Economists expect that situation will soon change. There was an inventory drawdown in the second quarter. Companies from retailers to motor vehicle manufacturers have warned that tariffs were raising their costs, which economists expect would eventually be passed on to consumers.
The Personal Consumption Expenditures (PCE) Price Index increased 0.2% last month after an unrevised 0.3% rise in June, the BEA said. In the 12 months through July, the PCE Price Index rose 2.6%, matching the gain in June.
Excluding the volatile food and energy components, the PCE Price Index increased 0.3% last month, matching the rise in June. In the 12 months through July, the so-called core inflation figure advanced 2.9% after increasing 2.8% in June.
The Fed tracks the PCE price measures for its 2% inflation target.
The Canadian economy contracted for the first time in nearly two years as the trade war with the US pinched exports and business investment.
Canada’s gross domestic product shrank at a 1.6% annualized pace in the second quarter, Statistics Canada reported Friday from Ottawa. That’s the biggest decline since the Covid-19 pandemic and the first contraction in nearly two years.
While roughly in line with the Bank of Canada’s forecasts, it’s a worse print than was expected in a Bloomberg survey of economists, which had forecast a 0.7% decline.
The loonie tumbled to a session low versus the US dollar after the report, trading at C$1.3770 as of 8:35 a.m. in Ottawa. Canadian debt rallied across the curve, with the two-year yield falling to 2.66%.
Exports fell 27% on an annualized basis as US tariffs on Canadian goods shattered the country’s shipments abroad. That more than reversed a temporary first quarter boost in trade activity that was driven by shippers trying to front-run President Donald Trump’s tariff barrage. Imports declined 5.1%.
Business investment contracted 10.1% after rising just 1.1% in the first quarter, highlighting the mounting pessimism facing Canadian firms as they contend with the uncertain and constant changes to US levies and policy.
The data capture the severe damage inflicted by the trade war, which started earlier in 2025 as Trump threatened and then imposed tariffs on imports of many Canadian products, including on steel, aluminum, autos and other goods. The US is Canada’s largest trading partner.
At the same time, the report shows some evidence that the trade damage isn’t rapidly creeping through the broader economy.
On a monthly basis, preliminary industry-level data suggests Canada’s economy expanded 0.1% in July, after unexpectedly contracting 0.1% in June, the statistics agency said. There are some signs of strength in final domestic demand, which rose 3.5% in the second quarter, driven by a 4.5% increase in household consumption — an acceleration despite a major slowdown in population growth.
At the same time, the resilience of households is likely to be tested in coming months. Disposable income rose just 1.3% in the three months between April and June, the weakest growth in more than two years, likely reflecting persistent looseness in the country’s labor market.

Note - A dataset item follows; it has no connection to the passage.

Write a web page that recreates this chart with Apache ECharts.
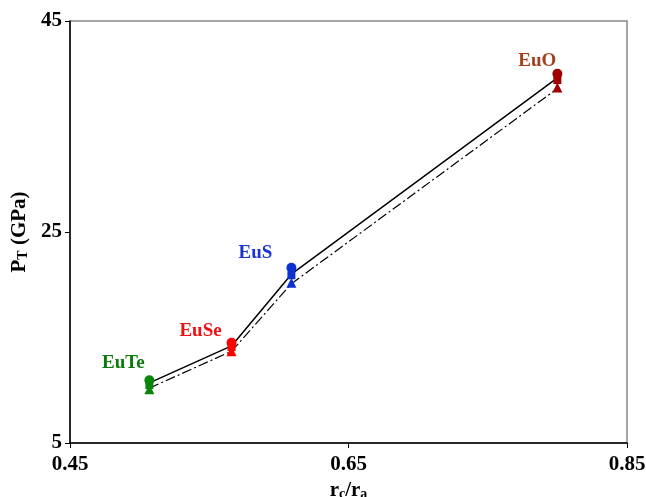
<!DOCTYPE html>
<html><head><meta charset="utf-8">
<script src="https://cdn.jsdelivr.net/npm/echarts@6/dist/echarts.min.js"></script>
<style>html,body{margin:0;padding:0;background:#fff;overflow:hidden}#c{width:646px;height:497px}</style>
</head><body><div id="c"></div>
<script>
const compounds = ['EuTe', 'EuSe', 'EuS', 'EuO'];
const rRatio = [0.507, 0.566, 0.609, 0.800];
const circleVals = [10.95, 14.5, 21.6, 40.0];
const squareVals = [10.5, 14.1, 20.9, 39.4];
const triangleVals = [10.1, 13.7, 20.2, 38.7];
const solidLineVals = [10.7, 14.2, 21.0, 39.6];
const dashLineVals = [10.2, 13.7, 20.1, 38.6];
const xTicks = [0.45, 0.65, 0.85];
const yTicks = [5, 25, 45];

const markerColors = {EuTe: '#0a840a', EuSe: '#ff0000', EuS: '#0a32d0', EuO: '#a00000'};
const labelColors = {EuTe: '#0a7a0a', EuSe: '#ee1111', EuS: '#1a35d0', EuO: '#a3401a'};
const labelOffsets = {EuTe: [-26, -17], EuSe: [-31, -12], EuS: [-36, -15], EuO: [-20, -13]};

const font = 'Liberation Serif';
function pts(vals){ return compounds.map((c,i)=>({value:[rRatio[i], vals[i]], itemStyle:{color:markerColors[c], opacity: 1}})); }

const chart = echarts.init(document.getElementById('c'));
chart.setOption({
  animation: false,
  grid: {left: 70, right: 19, top: 21, bottom: 54, show: true, borderColor: '#888', borderWidth: 1.5,
         outerBoundsMode: 'none', containLabel: false},
  xAxis: {
    type: 'value', min: xTicks[0], max: xTicks[2], interval: 0.2,
    axisLine: {lineStyle: {color: '#000', width: 1.5}},
    axisTick: {show: true, length: 5, lineStyle: {color: '#000'}},
    splitLine: {show: false},
    axisLabel: {fontFamily: font, fontWeight: 'bold', fontSize: 21, color: '#000', margin: 11,
      formatter: v => v.toFixed(2)},
    name: '{b|r}{s|c}{b|/r}{s|a}', nameLocation: 'middle', nameGap: 35,
    nameTextStyle: {rich: {
      b: {fontFamily: font, fontWeight: 'bold', fontSize: 21, color: '#000'},
      s: {fontFamily: font, fontWeight: 'bold', fontSize: 14, color: '#000', verticalAlign: 'bottom', padding: [8,0,0,0]}
    }}
  },
  yAxis: {
    type: 'value', min: yTicks[0], max: yTicks[2], interval: 20,
    axisLine: {show: true, lineStyle: {color: '#000', width: 1.5}},
    axisTick: {show: true, length: 5, lineStyle: {color: '#000'}},
    splitLine: {show: false},
    axisLabel: {fontFamily: font, fontWeight: 'bold', fontSize: 21, color: '#000', margin: 8},
    name: '{b|P}{s|T}{b| (GPa)}', nameLocation: 'middle', nameGap: 38, nameRotate: 90,
    nameTextStyle: {rich: {
      b: {fontFamily: font, fontWeight: 'bold', fontSize: 21, color: '#000'},
      s: {fontFamily: font, fontWeight: 'bold', fontSize: 14, color: '#000', verticalAlign: 'bottom', padding: [8,0,0,0]}
    }}
  },
  series: [
    {type: 'line', data: compounds.map((c,i)=>[rRatio[i], solidLineVals[i]]), symbol: 'none',
     lineStyle: {color: '#000', width: 1.5}, z: 2},
    {type: 'line', data: compounds.map((c,i)=>[rRatio[i], dashLineVals[i]]), symbol: 'none',
     lineStyle: {color: '#000', width: 1.2, type: [10, 3, 2, 3]}, z: 2},
    {type: 'scatter', data: pts(triangleVals), symbol: 'triangle', symbolSize: 10, z: 3},
    {type: 'scatter', data: pts(squareVals), symbol: 'rect', symbolSize: 8, z: 3},
    {type: 'scatter', data: compounds.map((c,i)=>({
        value: [rRatio[i], circleVals[i]], itemStyle: {color: markerColors[c], opacity: 1},
        label: {show: true, formatter: c, position: 'inside', offset: labelOffsets[c],
          color: labelColors[c], fontFamily: font, fontWeight: 'bold', fontSize: 19}
      })), symbol: 'circle', symbolSize: 10, z: 4}
  ]
});
</script></body></html>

The data also show Canadian firms are still adding to their stockpiles despite the subdued export demand from the US — inventory investment rose about C$19 billion in the second quarter, the most since 2022, when the country’s firms were putting more wares aside amid snarled supply chains.
General government expenditure rose 5.1%. Investment in residential structures rose 6.3%.
Bank of Canada officials said they’re open to further rate reductions if the economy weakens and price pressures are contained. Their next decision is on Sept. 17.
Before the release, traders in overnight swaps put the odds off a rate cut at the next meeting at about 40%. The policy rate is 2.75%.
At around 5% to 7%, the effective tariff rate that the US imposes on imports of Canadian goods remains among the lowest in the world. That’s because of a carve-out for goods that cross the border under the USMCA, the trade treaty between Canada, the US and Mexico that will be renegotiated in coming years.